The Diverse and Community Economies of Equubs in Germany
In Postcapitalist Imaginaries of Finance: A Diverse-Economies Perspective on Equubs within the Ethiopian Diaspora in Germany, a recently published open access article, CERN members Michael Emru Tadesse and Esra Erdem explore the practices of community-based financing by the Ethiopian diaspora in their efforts to counter systemic financial exclusion in Germany.
Tadesse says, “The Ethiopian diaspora in Germany is drawing on extensive knowledge of equubs developed in Ethiopia over the centuries, and the members of these groups are proud to be continuing this tradition in Germany.”
Equups are an example of a ROSCA, a Rotating Savings and Credit Association.

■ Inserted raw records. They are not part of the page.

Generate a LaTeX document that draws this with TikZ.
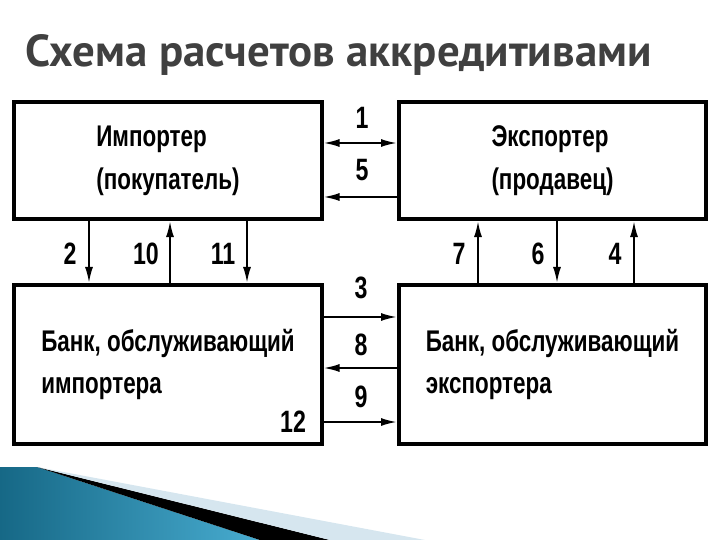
\documentclass[tikz,border=0pt]{standalone}
\usepackage{fontspec}
\setmainfont{Liberation Sans}
\newfontfamily\narrowfont[FakeStretch=0.75]{Liberation Sans}
\newfontfamily\titlefont{PT Sans}
\usetikzlibrary{arrows.meta, positioning}

\definecolor{titlegray}{RGB}{64,64,64}
\definecolor{tealdark}{RGB}{22,104,134}
\definecolor{teallight}{RGB}{72,172,208}
\definecolor{stripeblue}{RGB}{214,230,239}

\tikzset{
  box/.style={draw, line width=4bp, minimum width=307bp, align=left,
    font=\narrowfont\bfseries\fontsize{30}{43}\selectfont},
  num/.style={inner sep=0pt, font=\narrowfont\bfseries\fontsize{31}{31}\selectfont},
  arr/.style={line width=2bp, -{Latex[length=16bp,width=8bp]}},
  twoarr/.style={line width=2bp, {Latex[length=16bp,width=8bp]}-{Latex[length=16bp,width=8bp]}}
}

\begin{document}
\begin{tikzpicture}[x=1bp,y=-1bp]
\useasboundingbox (0,0) rectangle (720,540);

% corner band
\shade[left color=tealdark, right color=teallight] (0,467) -- (37,467) -- (260,540) -- (0,540) -- cycle;
\fill[black] (37,467) -- (330,540) -- (260,540) -- cycle;
\fill[stripeblue] (37,467) -- (425,540) -- (330,540) -- cycle;

% title
\node[anchor=base west, inner sep=0pt, text=titlegray, font=\titlefont\bfseries\fontsize{45}{45}\selectfont] (title) at (25,67) {Схема расчетов аккредитивами};

% participants
\node[box, minimum height=117bp] (imp) at (168,160.5) {Импортер\\(покупатель)};
\node[box, minimum height=117bp] (exp) at (552.5,160.5) {Экспортер\\(продавец)};
\node[box, minimum height=159bp] (bimp) at (168,364.5) {Банк, обслуживающий\\импортера};
\node[box, minimum height=159bp] (bexp) at (552.5,364.5) {Банк, обслуживающий\\экспортера};

% horizontal flows
\draw[twoarr] ([yshift=17.5bp]imp.east) -- ([yshift=17.5bp]exp.west);
\draw[arr] ([yshift=-36.5bp]exp.west) -- ([yshift=-36.5bp]imp.east);
\draw[arr] ([yshift=47.5bp]bimp.east) -- ([yshift=47.5bp]bexp.west);
\draw[arr] ([yshift=-3.5bp]bexp.west) -- ([yshift=-3.5bp]bimp.east);
\draw[arr] ([yshift=-57.5bp]bimp.east) -- ([yshift=-57.5bp]bexp.west);

% vertical flows
\draw[arr] ([xshift=-79bp]imp.south) -- ([xshift=-79bp]bimp.north);
\draw[arr] ([xshift=2bp]bimp.north) -- ([xshift=2bp]imp.south);
\draw[arr] ([xshift=79bp]imp.south) -- ([xshift=79bp]bimp.north);
\draw[arr] ([xshift=-74.5bp]bexp.north) -- ([xshift=-74.5bp]exp.south);
\draw[arr] ([xshift=4.5bp]exp.south) -- ([xshift=4.5bp]bexp.north);
\draw[arr] ([xshift=81.5bp]bexp.north) -- ([xshift=81.5bp]exp.south);

% step numbers
\node[num] (n1) at (362,118) {1};
\node[num] (n5) at (362,170) {5};
\node[num] (n3) at (361,288) {3};
\node[num] (n8) at (361,345) {8};
\node[num] (n9) at (361,397) {9};
\node[num] (n2) at (70,254) {2};
\node[num] (n10) at (146,254) {10};
\node[num] (n11) at (223,254) {11};
\node[num] (n7) at (459,254) {7};
\node[num] (n6) at (538,254) {6};
\node[num] (n4) at (615,254) {4};
\node[num] (n12) at (293,422) {12};
\end{tikzpicture}
\end{document}
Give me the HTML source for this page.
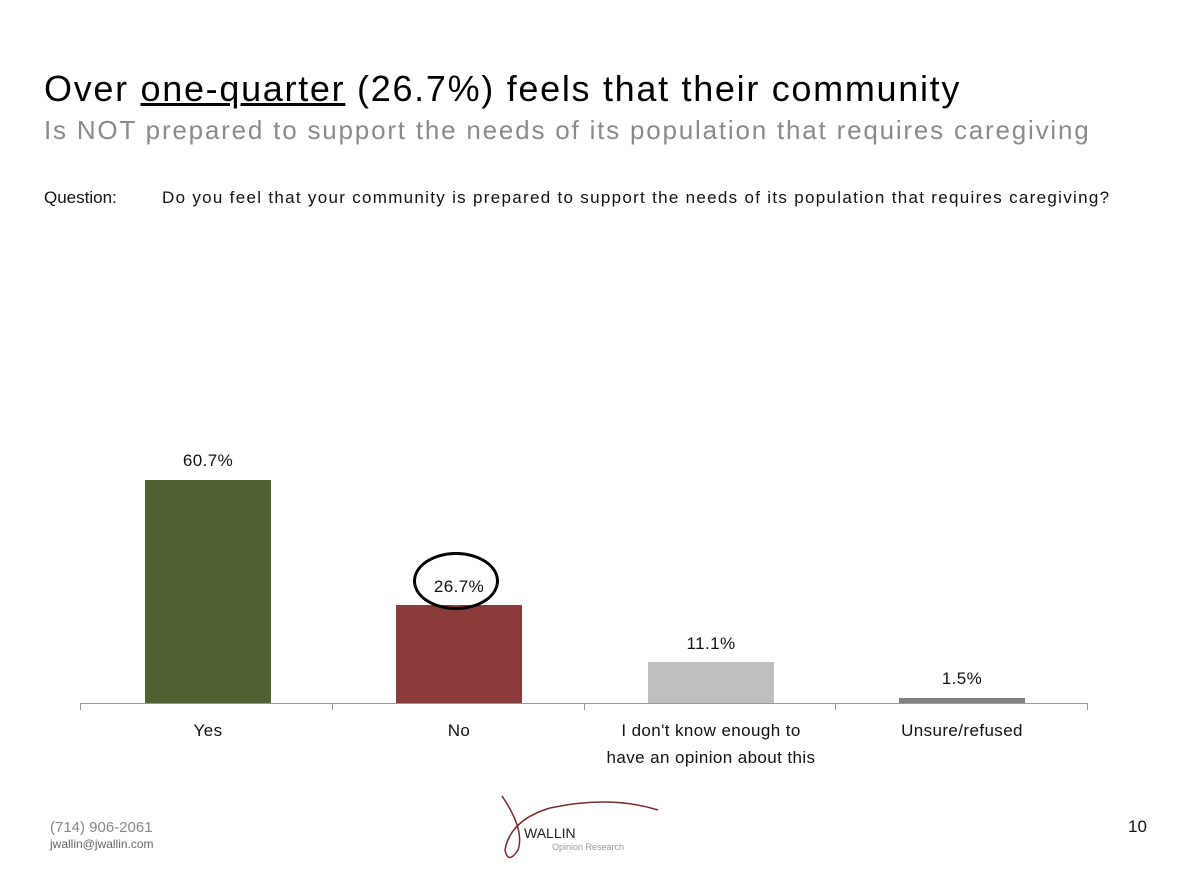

Across the globe there are a multitude of different types of ROSCAs that have been developed to meet the savings and credit needs of communities, most especially in the majority world (with many now being adapted for use by diasporic communities in minority world settings).
For the Ethiopian community in Germany, equubs are an important financial mechanism that helps members achieve their financial goals through a long-standing practice based on mutual aid and community belonging that is the antithesis of the formalised banking system, which is experienced most benignly as impersonal, inflexible and bureaucratic and more extremely as explicitly anti-Black.
Tadesse and Erdem frame their research findings in terms of the distinctive community economies approach of ‘reading for difference’ thereby highlighting three important elements of this financial practice.
First, they show how equubs contribute to a diversified financial ‘landscape’ and provide a viable system of savings and credit beyond mainstream market-based mechanisms.
As Tadesse says, “In one example in Berlin, there are six members who each make a monthly contribution of €250 and this makes a collective pool of €1,500 each month. Each month, members take turns to receive the pool of €1,500. The equub cycle ends after six months, when each member has received the pool once. Members then decide whether or not to start a new cycle. In other equubs members contribute up to €1,000 each. Each equub generates an important financial pool that members can draw on for purposes that include purchasing household goods, celebrating life-cycle events such as births and weddings, supporting self-employment or small family-based businesses, and sending money back to Ethiopia.”
Second, by reading for difference they show how financial practices can be grounded in peer-based relationships of trust, reciprocity, solidarity, and conviviality that operate beyond the ‘cold rationality’ of mainstream market-based mechanisms.
Tadesse explains how these relationships enable each equub to devise creative and equitable ways of responding to the dynamism of the group. “When one equub decided to increase each monthly contribution to €1,000 they accommodated their low-income members by having higher income participants make up the shortfall. Each member still received a share based on what they had contributed. One member described this solution in terms of the equub as being beyond an equub and being like a family.”
Third, by reading for difference Tadesse and Erdem show how equubs are interconnected with other diverse economic practices, with participants comprising workers, self-employed people and owners of businesses. This adds considerable diversity to the motivation and capacity of equub members who participate in this community and relationship-based financial practice, and to understandings of the diverse purposes that equubs and other ROSCAs can serve in both diasporic communities and in the community of origin.
The insights offered by this article add to the body of work by community economies scholars on ROSCAs, especially the 2022 collection Community Economies in the Global South edited by Caroline Shenaz Hossein and Christabell, P.J. (Oxford University Press).